Task directions:
Identify the lines that contain the word "this", then copy them.

Data shown:
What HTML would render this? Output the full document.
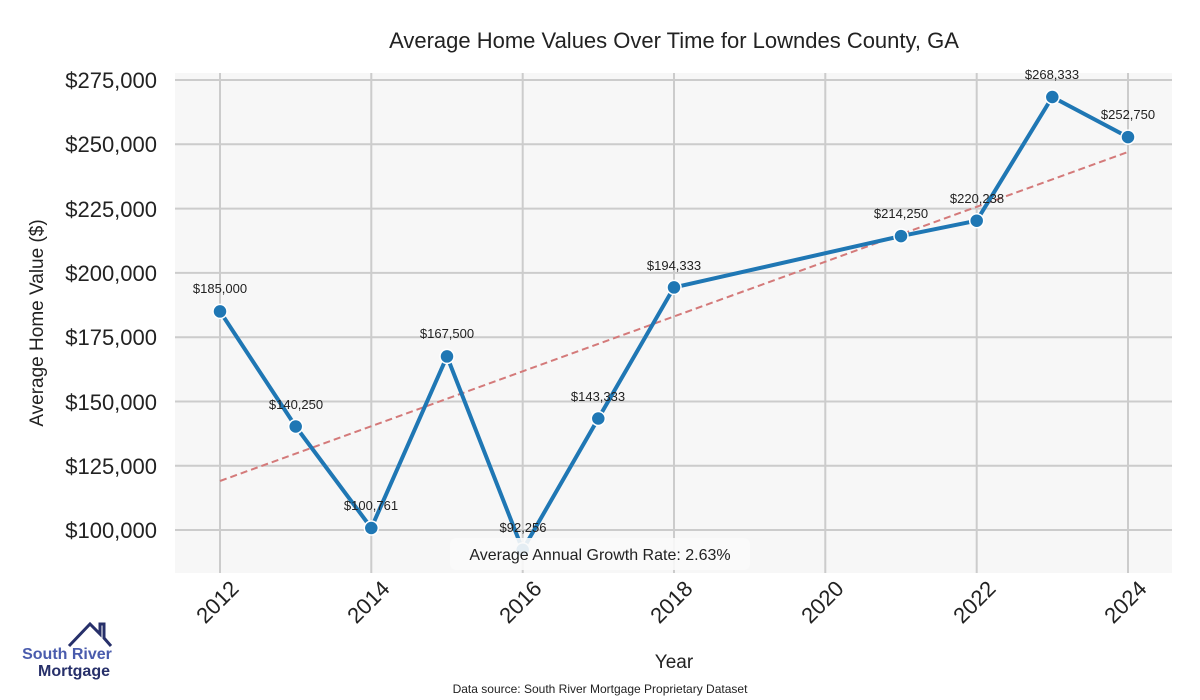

--

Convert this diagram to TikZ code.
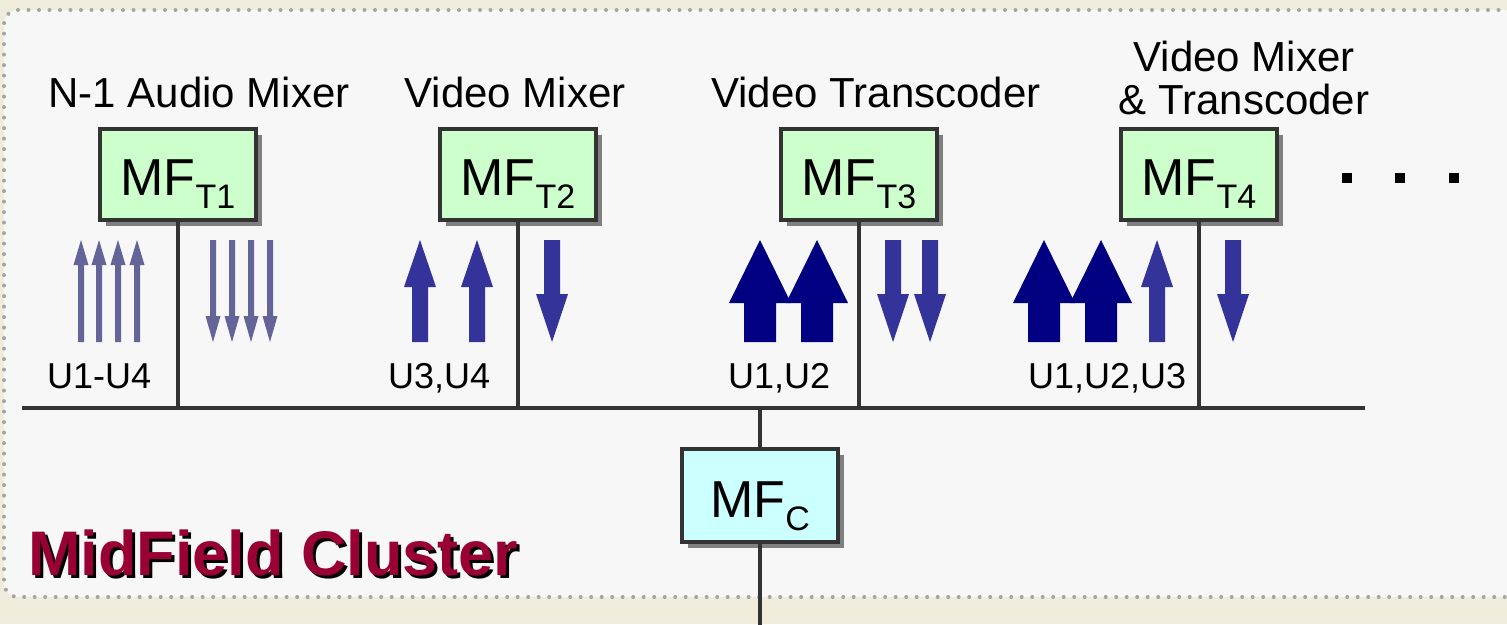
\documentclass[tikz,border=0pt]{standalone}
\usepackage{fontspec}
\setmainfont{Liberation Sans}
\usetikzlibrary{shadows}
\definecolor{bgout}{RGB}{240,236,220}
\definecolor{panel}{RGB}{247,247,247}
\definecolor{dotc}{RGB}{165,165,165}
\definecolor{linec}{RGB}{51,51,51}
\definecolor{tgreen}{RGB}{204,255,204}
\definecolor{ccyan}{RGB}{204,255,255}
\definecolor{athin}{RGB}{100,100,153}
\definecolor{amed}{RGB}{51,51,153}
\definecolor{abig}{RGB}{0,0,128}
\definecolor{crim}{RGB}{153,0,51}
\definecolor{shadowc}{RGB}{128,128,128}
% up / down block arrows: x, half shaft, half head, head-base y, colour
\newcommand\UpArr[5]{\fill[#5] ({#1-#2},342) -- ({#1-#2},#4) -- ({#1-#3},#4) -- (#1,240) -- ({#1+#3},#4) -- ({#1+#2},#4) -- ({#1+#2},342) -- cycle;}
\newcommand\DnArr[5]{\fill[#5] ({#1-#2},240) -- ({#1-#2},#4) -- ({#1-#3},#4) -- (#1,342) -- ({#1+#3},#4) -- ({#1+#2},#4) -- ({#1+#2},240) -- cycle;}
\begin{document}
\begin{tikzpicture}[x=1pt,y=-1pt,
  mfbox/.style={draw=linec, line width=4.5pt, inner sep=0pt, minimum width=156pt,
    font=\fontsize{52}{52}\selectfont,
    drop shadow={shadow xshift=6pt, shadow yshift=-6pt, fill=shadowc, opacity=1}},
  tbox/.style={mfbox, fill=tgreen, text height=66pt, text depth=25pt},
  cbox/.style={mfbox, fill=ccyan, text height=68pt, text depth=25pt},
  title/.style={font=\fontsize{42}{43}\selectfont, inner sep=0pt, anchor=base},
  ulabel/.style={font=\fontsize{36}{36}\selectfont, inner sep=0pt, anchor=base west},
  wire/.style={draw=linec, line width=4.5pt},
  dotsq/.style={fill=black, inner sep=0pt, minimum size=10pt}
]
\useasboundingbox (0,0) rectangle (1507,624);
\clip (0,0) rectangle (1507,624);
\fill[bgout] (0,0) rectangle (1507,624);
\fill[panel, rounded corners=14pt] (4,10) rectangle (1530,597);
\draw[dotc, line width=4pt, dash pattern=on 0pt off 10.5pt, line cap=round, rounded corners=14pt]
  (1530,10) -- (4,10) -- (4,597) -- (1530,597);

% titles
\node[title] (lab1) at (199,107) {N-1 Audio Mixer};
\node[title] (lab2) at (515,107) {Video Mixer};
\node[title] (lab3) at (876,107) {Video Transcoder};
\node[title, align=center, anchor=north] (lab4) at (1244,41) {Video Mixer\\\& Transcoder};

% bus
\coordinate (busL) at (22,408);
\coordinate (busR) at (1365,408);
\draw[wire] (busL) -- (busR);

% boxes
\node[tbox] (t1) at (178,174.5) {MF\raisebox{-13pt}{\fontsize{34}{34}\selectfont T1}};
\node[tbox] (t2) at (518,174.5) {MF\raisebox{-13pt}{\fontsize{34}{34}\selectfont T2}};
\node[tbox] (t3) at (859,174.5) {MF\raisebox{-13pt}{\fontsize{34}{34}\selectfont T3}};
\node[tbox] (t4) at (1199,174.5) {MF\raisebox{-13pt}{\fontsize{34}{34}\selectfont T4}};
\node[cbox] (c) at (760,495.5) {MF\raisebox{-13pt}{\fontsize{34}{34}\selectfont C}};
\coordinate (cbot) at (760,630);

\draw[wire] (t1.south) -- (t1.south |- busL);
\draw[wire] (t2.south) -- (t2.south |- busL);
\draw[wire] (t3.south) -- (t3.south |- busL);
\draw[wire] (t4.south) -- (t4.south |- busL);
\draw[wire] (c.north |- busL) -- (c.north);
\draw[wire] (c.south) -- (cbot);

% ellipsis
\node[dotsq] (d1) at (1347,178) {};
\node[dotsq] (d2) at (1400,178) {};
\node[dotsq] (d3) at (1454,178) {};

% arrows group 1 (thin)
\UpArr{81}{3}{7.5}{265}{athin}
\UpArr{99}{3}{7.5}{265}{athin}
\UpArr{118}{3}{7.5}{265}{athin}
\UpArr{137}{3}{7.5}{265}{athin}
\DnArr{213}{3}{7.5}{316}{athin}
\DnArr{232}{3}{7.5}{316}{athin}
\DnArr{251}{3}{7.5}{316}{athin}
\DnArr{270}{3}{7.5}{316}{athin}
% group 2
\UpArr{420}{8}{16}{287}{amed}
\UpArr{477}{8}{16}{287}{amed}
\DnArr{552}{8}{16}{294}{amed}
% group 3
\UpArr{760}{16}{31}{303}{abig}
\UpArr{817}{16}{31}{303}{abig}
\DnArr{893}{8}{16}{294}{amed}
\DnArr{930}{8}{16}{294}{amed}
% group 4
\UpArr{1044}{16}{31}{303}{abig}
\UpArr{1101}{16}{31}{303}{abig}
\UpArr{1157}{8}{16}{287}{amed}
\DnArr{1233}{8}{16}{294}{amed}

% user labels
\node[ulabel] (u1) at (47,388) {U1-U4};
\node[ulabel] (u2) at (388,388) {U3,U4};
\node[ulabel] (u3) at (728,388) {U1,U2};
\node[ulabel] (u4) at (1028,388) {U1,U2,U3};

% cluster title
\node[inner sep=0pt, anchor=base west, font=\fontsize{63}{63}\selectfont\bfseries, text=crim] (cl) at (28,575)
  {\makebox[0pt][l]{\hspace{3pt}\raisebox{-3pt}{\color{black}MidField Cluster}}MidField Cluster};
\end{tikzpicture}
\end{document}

Expected answer:
What HTML would render this? Output the full document.
Convert this diagram to TikZ code.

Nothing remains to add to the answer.